[START OF Material]

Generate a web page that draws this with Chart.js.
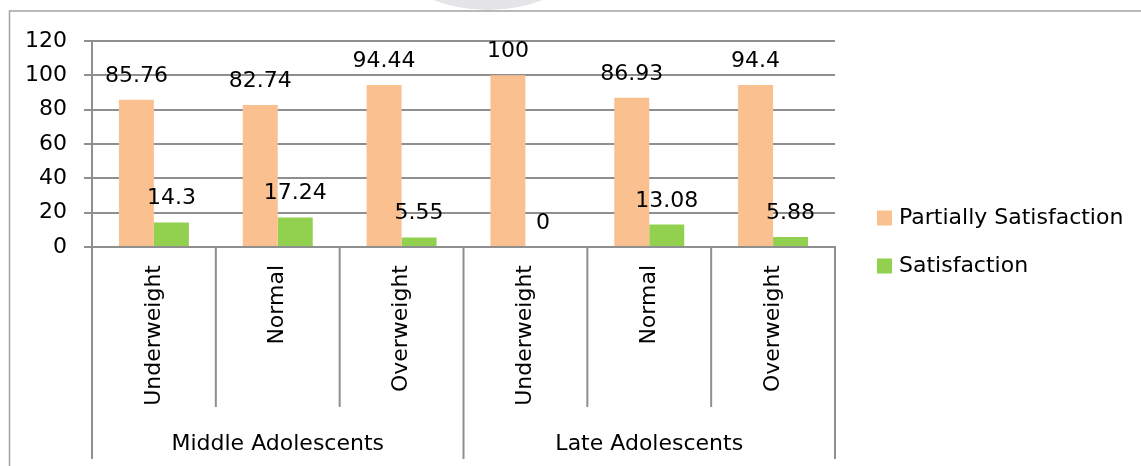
<!DOCTYPE html>
<html>
<head>
<meta charset="utf-8">
<title>Satisfaction by BMI group</title>
<script src="https://cdn.jsdelivr.net/npm/chart.js@4.4.1/dist/chart.umd.min.js"></script>
<style>
  html, body { margin: 0; padding: 0; background: #ffffff; }
  #wrap { width: 1141px; height: 466px; position: relative; }
</style>
</head>
<body>
<div id="wrap"><canvas id="c" width="1141" height="466"></canvas></div>
<script>
// Categories (BMI group within each age group)
const categories = ["Underweight", "Normal", "Overweight", "Underweight", "Normal", "Overweight"];
// Outer grouping shown beneath the category labels
const groups = ["Middle Adolescents", "Late Adolescents"];
const groupSizes = [3, 3];
// Series values (%)
const partiallySatisfaction = [85.76, 82.74, 94.44, 100, 86.93, 94.4];
const satisfaction = [14.3, 17.24, 5.55, 0, 13.08, 5.88];
const seriesNames = ["Partially Satisfaction", "Satisfaction"];
// Value axis ticks
const yTicks = [0, 20, 40, 60, 80, 100, 120];

const FONT = "'DejaVu Sans', sans-serif";
const FS = 22;
const LINE = "#8f8f8f";
const ORANGE = "#FAC090";
const GREEN = "#92D050";

// Frame around the whole figure plus a faint emblem at the top edge
const framePlugin = {
  id: "frame",
  beforeDraw(chart) {
    const ctx = chart.ctx;
    ctx.save();
    ctx.fillStyle = "#ffffff";
    ctx.fillRect(0, 0, chart.width, chart.height);
    ctx.beginPath();
    ctx.rect(0, 0, chart.width, 10);
    ctx.clip();
    ctx.fillStyle = "#e5e5e9";
    ctx.beginPath();
    ctx.arc(488, -147, 157, 0, Math.PI * 2);
    ctx.fill();
    ctx.restore();

    ctx.save();
    ctx.strokeStyle = "#a2a2a2";
    ctx.lineWidth = 1.5;
    ctx.beginPath();
    ctx.moveTo(9.5, chart.height);
    ctx.lineTo(9.5, 11);
    ctx.lineTo(chart.width, 11);
    ctx.stroke();
    ctx.restore();
  }
};

// Category separators, group separators and group names under the x axis
const groupAxisPlugin = {
  id: "groupAxis",
  afterDraw(chart) {
    const ctx = chart.ctx;
    const xs = chart.scales.x;
    const area = chart.chartArea;
    const n = categories.length;
    const step = (xs.getPixelForValue(1) - xs.getPixelForValue(0));
    const bounds = [];
    for (let i = 0; i <= n; i++) bounds.push(xs.getPixelForValue(0) - step / 2 + i * step);
    const groupEdges = [0];
    groupSizes.forEach(s => groupEdges.push(groupEdges[groupEdges.length - 1] + s));

    ctx.save();
    ctx.strokeStyle = LINE;
    ctx.lineWidth = 2;
    bounds.forEach((bx, i) => {
      const isGroupEdge = groupEdges.includes(i);
      ctx.beginPath();
      ctx.moveTo(bx, area.bottom);
      ctx.lineTo(bx, isGroupEdge ? 459 : 407);
      ctx.stroke();
    });
    ctx.fillStyle = "#000000";
    ctx.font = FS + "px " + FONT;
    ctx.textAlign = "center";
    ctx.textBaseline = "alphabetic";
    groups.forEach((g, gi) => {
      const a = bounds[groupEdges[gi]];
      const b = bounds[groupEdges[gi + 1]];
      ctx.fillText(g, (a + b) / 2, 450);
    });
    ctx.restore();
  }
};

// Value labels above each bar
const valueLabelPlugin = {
  id: "valueLabels",
  afterDatasetsDraw(chart) {
    const ctx = chart.ctx;
    ctx.save();
    ctx.fillStyle = "#000000";
    ctx.font = FS + "px " + FONT;
    ctx.textAlign = "center";
    ctx.textBaseline = "alphabetic";
    chart.data.datasets.forEach((ds, di) => {
      const meta = chart.getDatasetMeta(di);
      meta.data.forEach((bar, i) => {
        ctx.fillText(String(ds.data[i]), bar.x, bar.y - 18);
      });
    });
    ctx.restore();
  }
};

// Legend at the right of the plot
const sideLegendPlugin = {
  id: "sideLegend",
  afterDraw(chart) {
    const ctx = chart.ctx;
    ctx.save();
    ctx.font = FS + "px " + FONT;
    ctx.textBaseline = "middle";
    ctx.textAlign = "left";
    chart.data.datasets.forEach((ds, i) => {
      const cy = 218 + i * 48;
      ctx.fillStyle = ds.backgroundColor;
      ctx.fillRect(877, cy - 7.5, 15, 15);
      ctx.fillStyle = "#000000";
      ctx.fillText(ds.label, 899, cy);
    });
    ctx.restore();
  }
};

new Chart(document.getElementById("c"), {
  type: "bar",
  data: {
    labels: categories,
    datasets: [
      { label: seriesNames[0], data: partiallySatisfaction, backgroundColor: ORANGE },
      { label: seriesNames[1], data: satisfaction, backgroundColor: GREEN }
    ]
  },
  options: {
    responsive: false,
    animation: false,
    devicePixelRatio: 1,
    layout: { padding: { top: 41, right: 306, left: 0, bottom: 0 } },
    datasets: { bar: { categoryPercentage: 0.565, barPercentage: 1.0 } },
    plugins: {
      legend: { display: false },
      tooltip: { enabled: false }
    },
    scales: {
      x: {
        offset: true,
        grid: { display: false, drawTicks: false },
        border: { display: true, color: LINE, width: 2 },
        ticks: {
          minRotation: 90,
          maxRotation: 90,
          padding: 18,
          color: "#000000",
          font: { family: FONT, size: FS }
        },
        afterFit(scale) { scale.height = 219; }
      },
      y: {
        min: 0,
        max: 120,
        afterBuildTicks(scale) { scale.ticks = yTicks.map(v => ({ value: v })); },
        grid: { color: LINE, lineWidth: 2, tickLength: 8, drawTicks: true },
        border: { display: true, color: LINE, width: 2 },
        ticks: {
          padding: 17,
          color: "#000000",
          font: { family: FONT, size: FS }
        },
        afterFit(scale) { scale.width = 92; }
      }
    }
  },
  plugins: [framePlugin, valueLabelPlugin, groupAxisPlugin, sideLegendPlugin]
});
</script>
</body>
</html>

[END OF Material]

Make an exact copy of the listing above. Do not include the pictures.

• **Task answer**:
Generate a web page that draws this with Chart.js.
<!DOCTYPE html>
<html>
<head>
<meta charset="utf-8">
<title>Satisfaction by BMI group</title>
<script src="https://cdn.jsdelivr.net/npm/chart.js@4.4.1/dist/chart.umd.min.js"></script>
<style>
  html, body { margin: 0; padding: 0; background: #ffffff; }
  #wrap { width: 1141px; height: 466px; position: relative; }
</style>
</head>
<body>
<div id="wrap"><canvas id="c" width="1141" height="466"></canvas></div>
<script>
// Categories (BMI group within each age group)
const categories = ["Underweight", "Normal", "Overweight", "Underweight", "Normal", "Overweight"];
// Outer grouping shown beneath the category labels
const groups = ["Middle Adolescents", "Late Adolescents"];
const groupSizes = [3, 3];
// Series values (%)
const partiallySatisfaction = [85.76, 82.74, 94.44, 100, 86.93, 94.4];
const satisfaction = [14.3, 17.24, 5.55, 0, 13.08, 5.88];
const seriesNames = ["Partially Satisfaction", "Satisfaction"];
// Value axis ticks
const yTicks = [0, 20, 40, 60, 80, 100, 120];

const FONT = "'DejaVu Sans', sans-serif";
const FS = 22;
const LINE = "#8f8f8f";
const ORANGE = "#FAC090";
const GREEN = "#92D050";

// Frame around the whole figure plus a faint emblem at the top edge
const framePlugin = {
  id: "frame",
  beforeDraw(chart) {
    const ctx = chart.ctx;
    ctx.save();
    ctx.fillStyle = "#ffffff";
    ctx.fillRect(0, 0, chart.width, chart.height);
    ctx.beginPath();
    ctx.rect(0, 0, chart.width, 10);
    ctx.clip();
    ctx.fillStyle = "#e5e5e9";
    ctx.beginPath();
    ctx.arc(488, -147, 157, 0, Math.PI * 2);
    ctx.fill();
    ctx.restore();

    ctx.save();
    ctx.strokeStyle = "#a2a2a2";
    ctx.lineWidth = 1.5;
    ctx.beginPath();
    ctx.moveTo(9.5, chart.height);
    ctx.lineTo(9.5, 11);
    ctx.lineTo(chart.width, 11);
    ctx.stroke();
    ctx.restore();
  }
};

// Category separators, group separators and group names under the x axis
const groupAxisPlugin = {
  id: "groupAxis",
  afterDraw(chart) {
    const ctx = chart.ctx;
    const xs = chart.scales.x;
    const area = chart.chartArea;
    const n = categories.length;
    const step = (xs.getPixelForValue(1) - xs.getPixelForValue(0));
    const bounds = [];
    for (let i = 0; i <= n; i++) bounds.push(xs.getPixelForValue(0) - step / 2 + i * step);
    const groupEdges = [0];
    groupSizes.forEach(s => groupEdges.push(groupEdges[groupEdges.length - 1] + s));

    ctx.save();
    ctx.strokeStyle = LINE;
    ctx.lineWidth = 2;
    bounds.forEach((bx, i) => {
      const isGroupEdge = groupEdges.includes(i);
      ctx.beginPath();
      ctx.moveTo(bx, area.bottom);
      ctx.lineTo(bx, isGroupEdge ? 459 : 407);
      ctx.stroke();
    });
    ctx.fillStyle = "#000000";
    ctx.font = FS + "px " + FONT;
    ctx.textAlign = "center";
    ctx.textBaseline = "alphabetic";
    groups.forEach((g, gi) => {
      const a = bounds[groupEdges[gi]];
      const b = bounds[groupEdges[gi + 1]];
      ctx.fillText(g, (a + b) / 2, 450);
    });
    ctx.restore();
  }
};

// Value labels above each bar
const valueLabelPlugin = {
  id: "valueLabels",
  afterDatasetsDraw(chart) {
    const ctx = chart.ctx;
    ctx.save();
    ctx.fillStyle = "#000000";
    ctx.font = FS + "px " + FONT;
    ctx.textAlign = "center";
    ctx.textBaseline = "alphabetic";
    chart.data.datasets.forEach((ds, di) => {
      const meta = chart.getDatasetMeta(di);
      meta.data.forEach((bar, i) => {
        ctx.fillText(String(ds.data[i]), bar.x, bar.y - 18);
      });
    });
    ctx.restore();
  }
};

// Legend at the right of the plot
const sideLegendPlugin = {
  id: "sideLegend",
  afterDraw(chart) {
    const ctx = chart.ctx;
    ctx.save();
    ctx.font = FS + "px " + FONT;
    ctx.textBaseline = "middle";
    ctx.textAlign = "left";
    chart.data.datasets.forEach((ds, i) => {
      const cy = 218 + i * 48;
      ctx.fillStyle = ds.backgroundColor;
      ctx.fillRect(877, cy - 7.5, 15, 15);
      ctx.fillStyle = "#000000";
      ctx.fillText(ds.label, 899, cy);
    });
    ctx.restore();
  }
};

new Chart(document.getElementById("c"), {
  type: "bar",
  data: {
    labels: categories,
    datasets: [
      { label: seriesNames[0], data: partiallySatisfaction, backgroundColor: ORANGE },
      { label: seriesNames[1], data: satisfaction, backgroundColor: GREEN }
    ]
  },
  options: {
    responsive: false,
    animation: false,
    devicePixelRatio: 1,
    layout: { padding: { top: 41, right: 306, left: 0, bottom: 0 } },
    datasets: { bar: { categoryPercentage: 0.565, barPercentage: 1.0 } },
    plugins: {
      legend: { display: false },
      tooltip: { enabled: false }
    },
    scales: {
      x: {
        offset: true,
        grid: { display: false, drawTicks: false },
        border: { display: true, color: LINE, width: 2 },
        ticks: {
          minRotation: 90,
          maxRotation: 90,
          padding: 18,
          color: "#000000",
          font: { family: FONT, size: FS }
        },
        afterFit(scale) { scale.height = 219; }
      },
      y: {
        min: 0,
        max: 120,
        afterBuildTicks(scale) { scale.ticks = yTicks.map(v => ({ value: v })); },
        grid: { color: LINE, lineWidth: 2, tickLength: 8, drawTicks: true },
        border: { display: true, color: LINE, width: 2 },
        ticks: {
          padding: 17,
          color: "#000000",
          font: { family: FONT, size: FS }
        },
        afterFit(scale) { scale.width = 92; }
      }
    }
  },
  plugins: [framePlugin, valueLabelPlugin, groupAxisPlugin, sideLegendPlugin]
});
</script>
</body>
</html>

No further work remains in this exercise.